Thursday, January 10, 2013

Repairing the Bat


There's a local coffee shop called Burial Grounds in downtown Olympia. Some time ago, for reasons unknown to me, the owner added me on Facebook. I was flattered.

After I started this jewelry adventure, she contacted me to fix a beloved pendant she had. (Did I mention flattered? What's flattered squared?) After enduring scheduling conflicts and illnesses and forgetfulness and snow and everything else, we finally set a day for me to come in and work on it.

I'm kicking myself for not taking a "before" picture, but she had it wrapped with some black wire and a poor cord was also tied around it to make it wearable.

She cooked me up a fancy raspberry and lavender mocha and I set to work.

After a few false starts and a veto or two, I finally finished it and we're both extremely happy with how it came out!

I was going for Tim Burton inspired spirals.

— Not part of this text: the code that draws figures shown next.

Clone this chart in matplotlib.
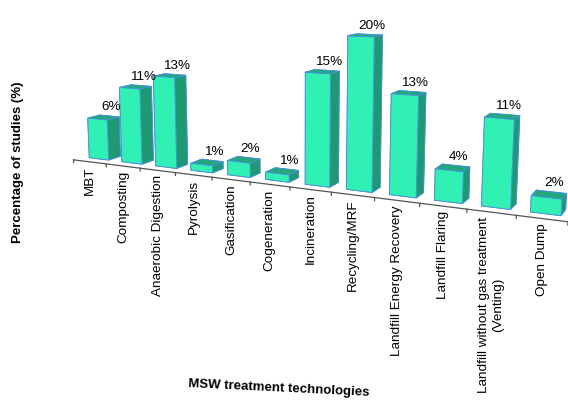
import matplotlib
matplotlib.use("Agg")
import matplotlib.pyplot as plt
import numpy as np
from mpl_toolkits.mplot3d import proj3d

plt.rcParams['font.family'] = ['Liberation Sans', 'DejaVu Sans']

categories = ['MBT', 'Composting', 'Anaerobic Digestion', 'Pyrolysis',
              'Gasification', 'Cogeneration', 'Incineration', 'Recycling/MRF',
              'Landfill Energy Recovery', 'Landfill Flaring',
              'Landfill without gas treatment\n(Venting)', 'Open Dump']
percent = [6, 11, 13, 1, 2, 1, 15, 20, 13, 4, 11, 2]
labels = ['6%', '11%', '13%', '1%', '2%', '1%', '15%', '20%', '13%', '4%', '11%', '2%']
# data labels that carry a leader line onto the bar top
leader = [False, False, False, True, False, True, False, False, False, True, False, True]

front_col = '#30f0b4'
top_col = '#23a87c'
side_col = '#1f9a70'
edge_col = '#4a8fdf'

W, H = 568, 405
S = 405
cx, cy = 294, 291
fig = plt.figure(figsize=(W / 100, H / 100), dpi=100)
ax = fig.add_axes([(cx - S / 2) / W, (cy - S / 2) / H, S / W, S / H], projection='3d')
ax.set_proj_type('persp', focal_length=0.43)
ax.view_init(elev=10, azim=-64)

n = len(categories)
xs = np.arange(n) + 0.5
bar_w = 0.6
bar_d = 0.6
y0 = 0.45

# per-face colours: -z, +z, -y, +y, -x, +x
face_cols = []
for _ in range(n):
    face_cols += [side_col, top_col, front_col, side_col, side_col, side_col]

bars = ax.bar3d(xs - bar_w / 2, np.full(n, y0), np.zeros(n), bar_w, bar_d, percent,
                color=face_cols, edgecolor=edge_col, linewidth=0.6, shade=False)
bars.set_clip_on(False)

# category axis along the front of the floor
line, = ax.plot([0, n], [0, 0], [0, 0], color='#555555', lw=0.9)
line.set_clip_on(False)
for t in range(n + 1):
    tk, = ax.plot([t, t], [0, 0], [0, -0.4], color='#555555', lw=0.9)
    tk.set_clip_on(False)

for x, v, has in zip(xs, percent, leader):
    if has:
        ld, = ax.plot([x, x], [y0, y0 + bar_d], [v, v], color='#c9d3d3', lw=0.8)
        ld.set_clip_on(False)

ax.set_xlim(0, n)
ax.set_ylim(0, 1.2)
ax.set_zlim(0, 20)
ax.set_box_aspect((650, 52, 182), zoom=1.35)
ax.set_axis_off()

# project label anchors into the 2D axes frame
fig.canvas.draw()
M = ax.get_proj()

def to2d(x, y, z):
    px, py, _ = proj3d.proj_transform(x, y, z, M)
    return px, py

for x, lab in zip(xs, categories):
    ax.annotate(lab, xy=to2d(x, 0, 0), xycoords='data', xytext=(0, -3.5),
                textcoords='offset points', rotation=90, ha='center', va='top',
                fontsize=9.7, multialignment='center', annotation_clip=False)

for x, v, lab in zip(xs, percent, labels):
    ax.annotate(lab, xy=to2d(x + 0.05, y0 + bar_d, v), xycoords='data',
                xytext=(0, 2), textcoords='offset points', ha='center', va='bottom',
                fontsize=9.7, annotation_clip=False)

fig.text(0.032, 0.60, 'Percentage of studies (%)', rotation=90, ha='center',
         va='center', fontsize=9.5, fontweight='bold')
fig.text(0.49, 0.04, 'MSW treatment technologies', rotation=-2.8, ha='center',
         va='center', fontsize=9.5, fontweight='bold')

fig.savefig('out.png', dpi=100)
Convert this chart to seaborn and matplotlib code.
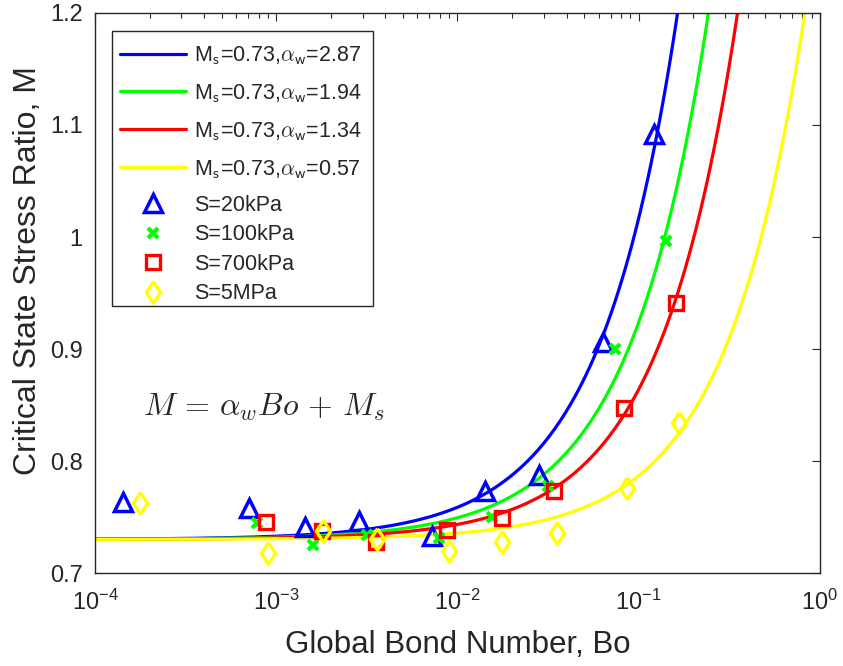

The owner, Mara, did a little happy dance when I gave it back, and now I have something new I can add to my knowledge base, so we both win! I hope it lasts her a long time.

-Inara

Wednesday, January 2, 2013

Learning to Say "Yes"

First off, I hope your mid-winter festivities were fabulous, and if you were sick like myself and most people I know, I hope it didn't take too much away from your holiday and that you're almost healed!

I must apologize for my absence from the Garden lately; holidays, two mundane jobs and being ill have all occupied my time. I hope to start posting regularly!

Back to the topic.

I'm not one for making New Year's resolutions. I used to. I'd get all ambitious and think of all the things I didn't like about myself and pledge to make every change imaginable. But I'm horrible at sticking to things when I'm not truly ready for them, so I was just setting myself up for failure in the end. Instead, I've decided over the years to learn to love myself as I am and then make changes based on healthy decisions, at any time of the year. I'm much happier this way.

Something I've been noticing for a while now is that I have no trouble doing things for other people with little thought other than helping them out. The Boy keeps telling me I need to not be so much of a "yes-man" for others and start doing for me. It's okay to not go into work on my only day off to cover for someone who made the decision to go out drinking the night before and come in hungover.

When a friend is visiting from out of town and says, "Let's go to Seattle," I automatically say no. But then I have to ask myself, why? I don't have to navigate the city, I have no other obligations other than visiting with this friend; why am I so adamant to tell myself no?

After analyzing my situation, I finally just said yes. And you know what? No harm done! A good time was had by all! And I almost missed out because I'm so used to saying no to myself.

So if I were to make any sort of resolution for this year, it would have to be to say yes to myself more.

Tree full of lights at University Village in Seattle, that I would have never seen had I not said yes.